Seasoned hit-makers McFly may occupy the UK's number one, but they've a way to go to catch the most successful record across the rest of Europe. Snappy (The Little Crocodile) has spent the summer at number one in 10 European countries, selling more than 1m copies. In Germany, it occupied the pole position for 10 weeks, staving off Robbie Williams. All this despite the fact that its chorus goes "Snip snap snappy, snappy snappy snap", and it features the inimitable singing talents of a nine-year-old German girl.
Now Cologne-based schoolgirl Joy - the youngest artist in European history to make it to number one - is bringing her Little Crocodile over here: it's being released by Universal on September 5. I speak to Joy at the airport; because she's only just started learning English, however, conversation is limited to a perfectly delivered "Hello, the Guardian". It's left to Aunt Iris to take up the story.
That's Iris Gruttmann, who co-wrote the song with children's TV songwriting colleague Rosita Blissenbach when Joy, then aged four, asked for a special song after seeing crocodiles at the zoo. The song was posted on the internet as a family joke, then picked up by a local radio station, and the rest is history.
Gruttmann speaks fairly good English, but we do have the occasional crossed wire. "No no . . . Joy is not a crocodile," she explains. In fact, Snappy is used to language difficulties.

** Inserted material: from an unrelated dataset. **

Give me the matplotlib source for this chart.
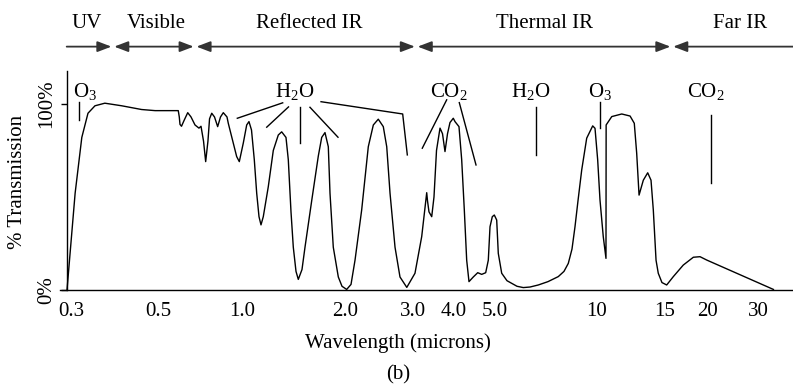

In the original German version, the teething croc gives his mother a playful peck on the leg, which has mysteriously become "bum" in the English version. "Something got lost in translation," says Gruttmann. "We thought it was hilarious."
While the aunt insists "Coldplay and Robbie shouldn't fear for their careers", Joy's vocal imagination will run free on a Christmas album and follow-up single. "It's about a lama who eats fish, but using chopsticks," Gruttmann reveals. "Which is very difficult for a lama."